Although the university doesn’t currently have the funds to purchase the forest, OSU officials have said the forest would provide a unique opportunity to study how to best to manage such lands with increasing concerns about climate change in mind.
The forest contains both young- and old-growth timber stands, as well as threatened species such as the spotted owl and the marbled murrelet. It would be the largest research forest in the country.
The university will send a report to the Land Board later this year discussing its plans for the forest. At the listening session, university officials said including the public in the planning process is crucial.
“We understand how important it is for community members to come voice their opinions on a place that matters so much to them,” said Research Forest Project Coordinator Jennah Stillman.
After a presentation about the College of Forestry and its interest in the forest by Associate Dean for Research Katy Kavanagh, about 30 people at the session split into groups to discuss four topics: timber and local economy, research and education, conservation and recreation. University officials recorded people’s comments, categorizing them as opportunities or concerns.
People at the timber and local economy table raised concerns about the college’s ability to turn a profit on the forest — its rugged terrain may limit logging operations. They added if the university was able to overcome environmental barriers, logging profits could provide much needed revenue to local economies that have been depressed for years with the decline of the timber industry.
Matt Hill, executive director of Douglas Timber Operators, an timber industry advocacy group, said he was concerned with turning the Elliot into a research forest when “millions of acres” of Oregon forestland are already available for research by multiple agencies and academic institutions.
“Why does OSU need the Elliot to carry out its other research functions, or does the Elliot have any particular value?” Hill asked. “Why is the Elliot different and what does OSU expect to get?”
Dan Pennington, who is part of Coast Range Forest Watch, an environmental organization based in Coos Bay, said the forest is ecologically-unique because half the forest was not logged after a fire burned it in the late 19th century.
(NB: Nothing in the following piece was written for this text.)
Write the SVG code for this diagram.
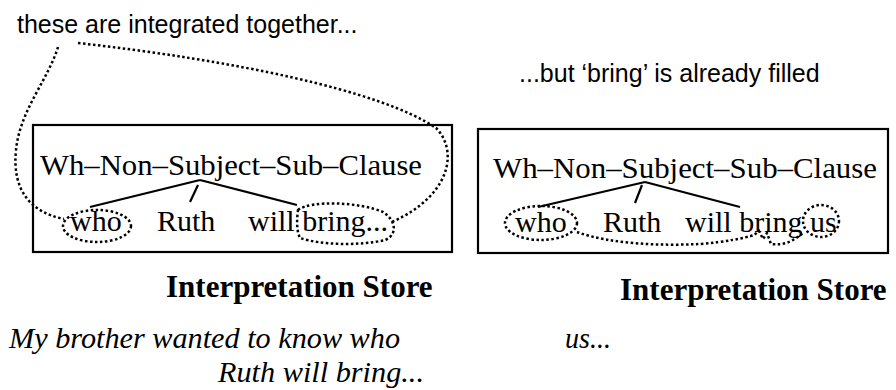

“When you look at carbon storage potential in the coast range forests in Oregon, it’s the highest carbon storage potential of any forest on earth, about twice as much as the Amazon,” Pennington said. “So I think it’s an incredible opportunity for research. And I think the half that has already been logged is a perfect opportunity to continue to manage it in a way that’s responsible.”
He added he has seen coast range watersheds harmed by the effects of clearcutting and would like to see the university research selective thinning practices.
Elkton Mayor Daniel Burke said the Elliot is a perfect opportunity to manage a forest in a way that benefits both the environment and local economies.
“I’ve been fortunate enough to grow up in Douglas County and live my whole life in the Elkton area,” Burke said. “And I’ve watched what happened over the years when the timber industry took a dive, and I’ve watched the Elliot as it has really not been managed.”
He said communities such as Scottsburg and Wells Creek have suffered from the decline of the timber industry.
“It’s such a unique opportunity to start doing something with it and benefiting these rural communities,” Burke said. “I want to have the same opportunities for kids that I had.”
Senior Association Dean of the College of Forestry Jim Johnson said people at all three sessions have been grateful to be included in the planning process. He said while people have raised helpful concerns about how the college will manage the forest for its potential economic, research, environmental and recreational benefits, much of the feedback has been positive.
“People want OSU to be there and have a presence in the community, not just come down, spend a day mucking around in the woods and run back to Corvallis,” Johnson said. “They want to see a long-term commitment and investment.”